Are we really surprised?
Of course not. What we are looking at is not an accident, not a deviation, not a regrettable outlier. It is a business model—refined, tested, and replicated with remarkable efficiency.
Create a non-profit.
Wrap it in the language of virtue, grievance, or moral urgency.
Apply pressure—on governments, on corporations, on anyone sufficiently exposed to reputational risk.
And somewhere in the background, find a patron. A donor. A benefactor with interests that are not quite as charitable as the letterhead suggests.
Do their bidding.
In return, receive financial stability and a level of social status that would make many corporate executives quietly envious.
It is elegant, in its own way.
And entirely removed from what the legal concept of a non-profit was ever supposed to be.
The original idea behind non-profit associations was almost quaint by today’s standards. Groups of people with a shared concern or a common objective needed a way to organize themselves into a single legal entity. A structure that allowed them to speak with one voice, to act collectively, to engage with institutions that would otherwise ignore scattered individuals.
That was the purpose.
The “non-profit” designation was not some decorative label. It carried a very specific meaning: no shareholders, no distributed profits, no extraction of financial gain beyond what was necessary to sustain the organization’s activities.
It was meant to prevent precisely the kind of behavior we now observe.
But here we are.
Modern non-profits routinely pay salaries that would raise eyebrows even in the private sector. Generous compensation packages, expense accounts, perks that hover somewhere between the official and the conveniently unreported. Cars, travel, influence—wrapped in the comforting language of advocacy.
Let us not pretend this is anything other than profit distribution in a different costume.
If large sums of money flow into an organization and substantial portions of that money end up enriching the individuals running it, then the distinction between “non-profit” and “for-profit” begins to look rather theatrical.
A legal fiction.
And legal fictions, when stretched far enough, tend to collapse under their own absurdity.
If it looks like profit, behaves like profit, and enriches like profit, then perhaps it should be treated as profit.
Which leads to a rather uncomfortable but entirely logical conclusion.
Organizations that operate in this manner should not enjoy the protections and privileges of non-profit status. They should be reclassified as what they effectively are: commercial entities.
Corporations.
Enterprises.
And not merely for tax purposes.
If individuals within these structures enjoy the financial upside typically associated with business activity, then they should also bear the corresponding risks. That is the bargain at the heart of capitalism: reward comes with exposure.
At present, many of these actors enjoy the best of both worlds.
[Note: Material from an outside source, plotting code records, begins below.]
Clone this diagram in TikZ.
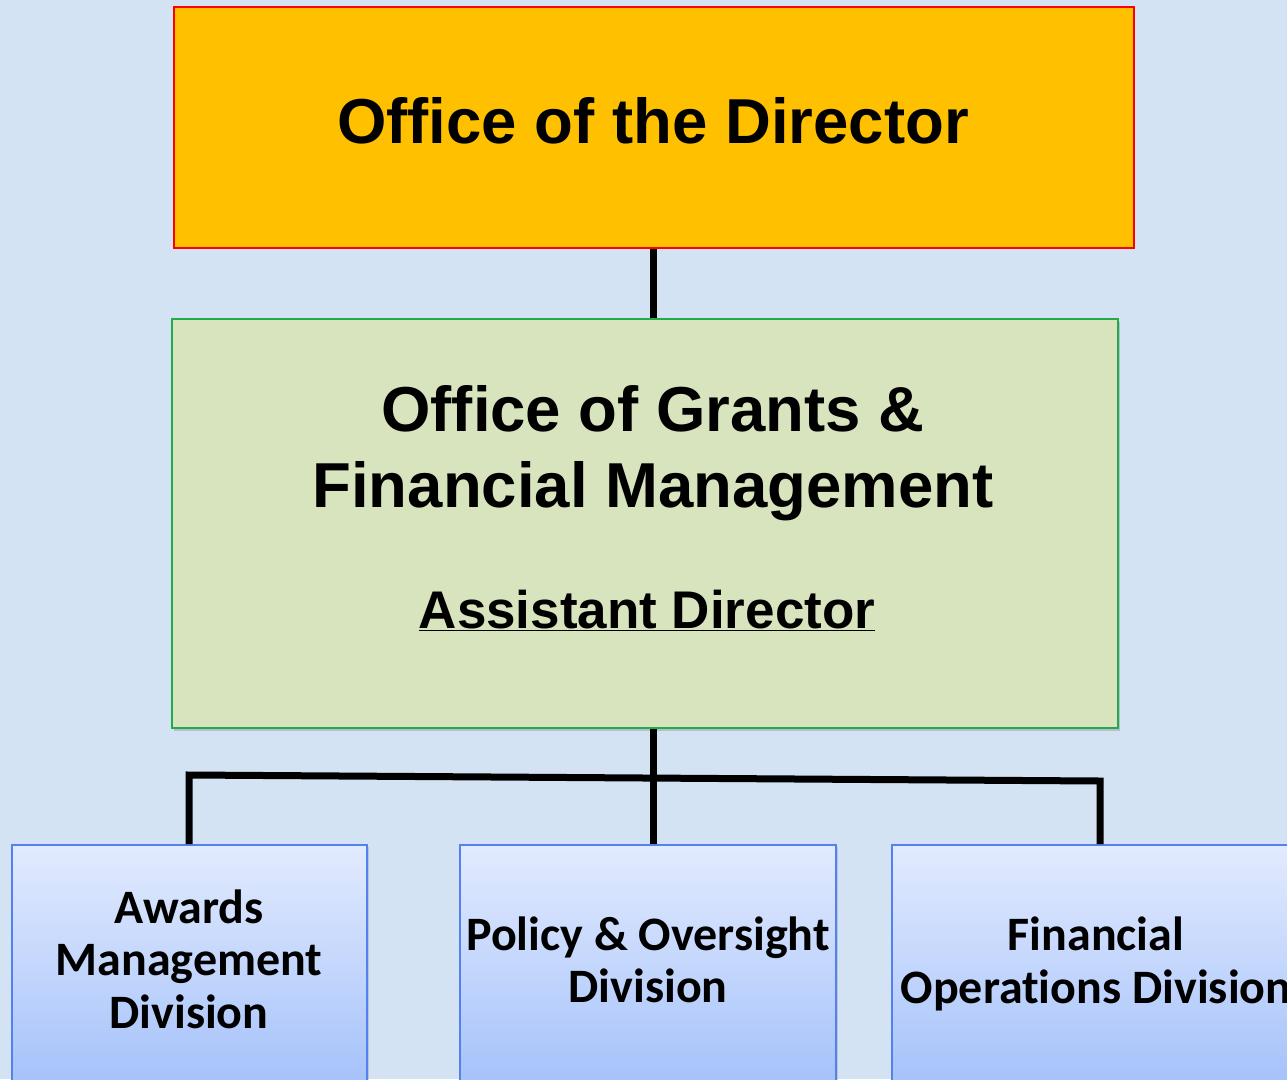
\documentclass[tikz,border=0pt]{standalone}
\usepackage{fontspec}
\setmainfont{Liberation Sans}
\newfontfamily\calib[Ligatures=NoCommon]{Carlito}
\usetikzlibrary{shadows,calc}
\definecolor{bg}{RGB}{211,227,243}
\definecolor{gold}{RGB}{255,192,0}
\definecolor{lgreen}{RGB}{215,228,189}
\definecolor{dgreen}{RGB}{34,170,76}
\definecolor{btop}{RGB}{226,235,254}
\definecolor{bbot}{RGB}{160,190,250}
\definecolor{bedge}{RGB}{84,128,240}
\tikzset{
  topbox/.style={draw=red, line width=1.5pt, fill=gold, rectangle, inner sep=0pt, anchor=north west},
  greenbox/.style={draw=dgreen, line width=2pt, fill=lgreen, rectangle, inner sep=0pt, anchor=north west,
    drop shadow={opacity=0.35, shadow xshift=2pt, shadow yshift=-3pt}},
  bluebox/.style={draw=bedge, line width=2pt, top color=btop, bottom color=bbot, rectangle, inner sep=0pt, anchor=north west,
    drop shadow={opacity=0.3, shadow xshift=2pt, shadow yshift=-2pt}},
  conn/.style={line width=7pt, black, line join=miter},
  bigtxt/.style={inner sep=0pt, anchor=base, font=\bfseries\fontsize{63.5}{76}\selectfont},
  subtxt/.style={inner sep=0pt, anchor=base, font=\bfseries\fontsize{53}{60}\selectfont},
  divtxt/.style={inner sep=0pt, anchor=center, align=center, font=\calib\bfseries\fontsize{48}{52.5}\selectfont}
}
\begin{document}
\begin{tikzpicture}[x=1pt,y=-1pt]
\useasboundingbox (0,0) rectangle (1287,1079);
\clip (0,0) rectangle (1287,1079);
\fill[bg] (0,0) rectangle (1287,1079);

% boxes
\node[topbox, minimum width=960pt, minimum height=241pt] (od) at (173,6) {};
\node[greenbox, minimum width=946pt, minimum height=409pt] (gm) at (171,318) {};
\node[bluebox, minimum width=355pt, minimum height=260pt] (aw) at (11,844) {};
\node[bluebox, minimum width=376pt, minimum height=260pt] (po) at (459,844) {};
\node[bluebox, minimum width=420pt, minimum height=260pt] (fo) at (891,844) {};

% texts
\node[bigtxt] (odt) at (653,143) {Office of the Director};
\node[bigtxt] (gmt1) at (653,431) {Office of Grants \&};
\node[bigtxt] (gmt2) at (653,507) {Financial Management};
\node[subtxt] (gmt3) at (647,628) {\underline{Assistant Director}};
\node[divtxt] (awt) at (189,959) {Awards\\Management\\Division};
\node[divtxt] (pot) at (648,960) {Policy \& Oversight\\Division};
\node[divtxt] (fot) at (1096,964) {Financial\\Operations Division};

% connectors
\coordinate (hl) at (189,775);
\coordinate (hr) at (1100,781);
\draw[conn] (od.south) -- (od.south |- gm.north);
\draw[conn] (od.south |- gm.south) -- (od.south |- po.north);
\draw[conn] (aw.north -| hl) -- (hl) -- (hr) -- (fo.north -| hr);
\end{tikzpicture}
\end{document}
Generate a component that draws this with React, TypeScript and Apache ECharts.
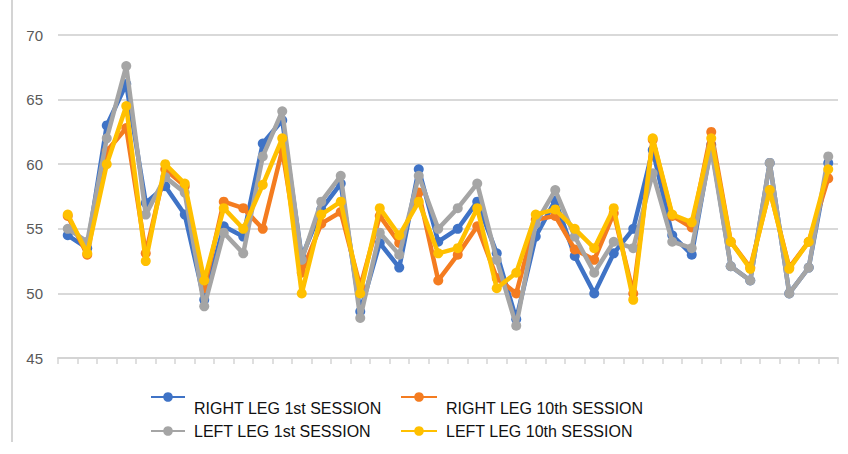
import React, { useEffect, useRef } from "react";
import * as echarts from "echarts";

const categories: string[] = Array.from({ length: 40 }, (_, i) => String(i + 1));

const rightLeg1st = [54.5, 53.5, 63, 66.2, 57, 58.3, 56.1, 49.5, 55.2, 54.4, 61.6, 63.4, 52.8, 56.5, 58.5, 48.6, 53.9, 52, 59.6, 54, 55, 57.1, 53.1, 48, 54.4, 57.2, 52.9, 50, 53.1, 55, 61.1, 54.5, 53, 61.5, 52.1, 51, 60.1, 50, 52, 60.1];
const rightLeg10th = [56, 53, 61, 62.8, 53.1, 59.6, 58.3, 50.4, 57.1, 56.6, 55, 61.1, 51.6, 55.4, 56.3, 50.5, 56, 53.9, 57.8, 51, 53, 55.2, 51.2, 50, 55.7, 56, 53.4, 52.6, 56.2, 50, 61.9, 56, 55.1, 62.5, 54, 52, 58, 52, 54, 58.9];
const leftLeg1st = [55, 54, 62, 67.6, 56.1, 59, 57.8, 49, 54.7, 53.1, 60.6, 64.1, 52.6, 57.1, 59.1, 48.1, 54.7, 53, 59.1, 55, 56.6, 58.5, 52.6, 47.5, 55.4, 58, 54.4, 51.6, 54, 53.5, 59.3, 54, 53.5, 61.2, 52.1, 51, 60.1, 50, 52, 60.6];
const leftLeg10th = [56.1, 53.1, 60, 64.5, 52.5, 60, 58.5, 51, 56.6, 55, 58.4, 62, 50, 56.1, 57.1, 50, 56.6, 54.5, 57.1, 53.1, 53.5, 56.6, 50.4, 51.6, 56.1, 56.5, 55, 53.5, 56.6, 49.5, 62, 56.1, 55.5, 62, 54, 51.9, 58, 51.9, 54, 59.6];

const seriesNames = [
  "RIGHT LEG 1st SESSION",
  "RIGHT LEG 10th SESSION",
  "LEFT LEG 1st SESSION",
  "LEFT LEG 10th SESSION",
];
const seriesColors = ["#3f73c6", "#f47c20", "#a5a5a5", "#ffc000"];
const seriesData = [rightLeg1st, rightLeg10th, leftLeg1st, leftLeg10th];

export default function App() {
  const ref = useRef<HTMLDivElement>(null);
  useEffect(() => {
    if (!ref.current) return;
    const chart = echarts.init(ref.current, undefined, { renderer: "svg" });
    const font = "Liberation Sans, Arial, sans-serif";
    const legendPos = [
      { left: 150, top: 375, w: 34, pad: [0, 0, 0, 4], row1: true },
      { left: 400, top: 375, w: 36, pad: [0, 0, 0, 4], row1: true },
      { left: 150, top: 422, w: 34, pad: [0, 0, 0, 4], row1: false },
      { left: 400, top: 422, w: 36, pad: [0, 0, 0, 4], row1: false },
    ];
    chart.setOption({
      animation: false,
      grid: { left: 58, right: 10, top: 35, bottom: 96, containLabel: false },
      legend: seriesNames.map((n, i) => ({
        data: [n],
        left: legendPos[i].left,
        top: legendPos[i].top,
        padding: 0,
        orient: "horizontal",
        itemWidth: legendPos[i].w,
        itemHeight: 12,
        itemGap: 0,
        selectedMode: false,
        formatter: legendPos[i].row1 ? "\n{name}" : "{name}",
        textStyle: {
          fontFamily: font,
          fontSize: 16,
          color: "#111",
          lineHeight: legendPos[i].row1 ? 22 : 18,
          padding: legendPos[i].pad,
        },
      })),
      xAxis: {
        type: "category",
        data: categories,
        boundaryGap: true,
        axisLine: { lineStyle: { color: "#d4d4d4", width: 2 } },
        axisTick: { show: true, length: 6, lineStyle: { color: "#d4d4d4", width: 1.5 } },
        axisLabel: { show: false },
        splitLine: { show: false },
      },
      yAxis: {
        type: "value",
        min: 45,
        max: 70,
        interval: 5,
        axisLine: { show: false },
        axisTick: { show: false },
        axisLabel: {
          margin: 15,
          color: "#595959",
          fontSize: 15,
          fontFamily: font,
        },
        splitLine: { lineStyle: { color: "#d9d9d9", width: 2 } },
      },
      graphic: [
        {
          type: "line",
          shape: { x1: 12, y1: 0, x2: 12, y2: 442 },
          style: { stroke: "#d4d4d4", lineWidth: 2 },
        },
      ],
      series: seriesNames.map((n, i) => ({
        name: n,
        type: "line",
        data: seriesData[i],
        symbol: "circle",
        symbolSize: 10,
        showSymbol: true,
        itemStyle: { color: seriesColors[i] },
        lineStyle: { color: seriesColors[i], width: 4.5 },
        z: 2 + i,
      })),
    });
    return () => chart.dispose();
  }, []);
  return (
    <div
      ref={ref}
      style={{ position: "fixed", left: 0, top: 0, width: 848, height: 454, background: "#fff" }}
    />
  );
}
They extract significant financial benefits while remaining insulated from meaningful downside risk. No shareholders to answer to. No personal liability when things go wrong. No real exposure beyond reputational discomfort, which in certain circles can even be converted into additional status.
That asymmetry invites abuse.
Correcting it would not require reinventing the legal system. The mechanisms already exist. If those who run such organizations effectively behave like owners—drawing substantial economic benefit from the enterprise—then treat them as such.
Make them shareholders.
Not limited shareholders sheltered behind carefully constructed corporate veils, but fully exposed participants. Individuals whose decisions carry consequences beyond the next press release.
Unlimited liability has a way of clarifying priorities.
It forces a degree of caution, of responsibility, of alignment between rhetoric and action that is often missing in environments where the downside is someone else’s problem.
One suspects that such a shift would produce an immediate and noticeable effect.
Some organizations would continue their activities, confident in their mission and willing to accept the risks.
Others might suddenly discover a more nuanced relationship with the causes they so enthusiastically champion today.
And a few might quietly disappear altogether.
Which raises a final, slightly uncomfortable question.
If the incentives were properly aligned—if personal risk matched personal reward—how many of these actors would still be quite so eager to engage in their current line of work?
It is an interesting thought.
One that, if taken seriously, might change the landscape rather more quickly than any number of reports, panels, or strongly worded statements ever could.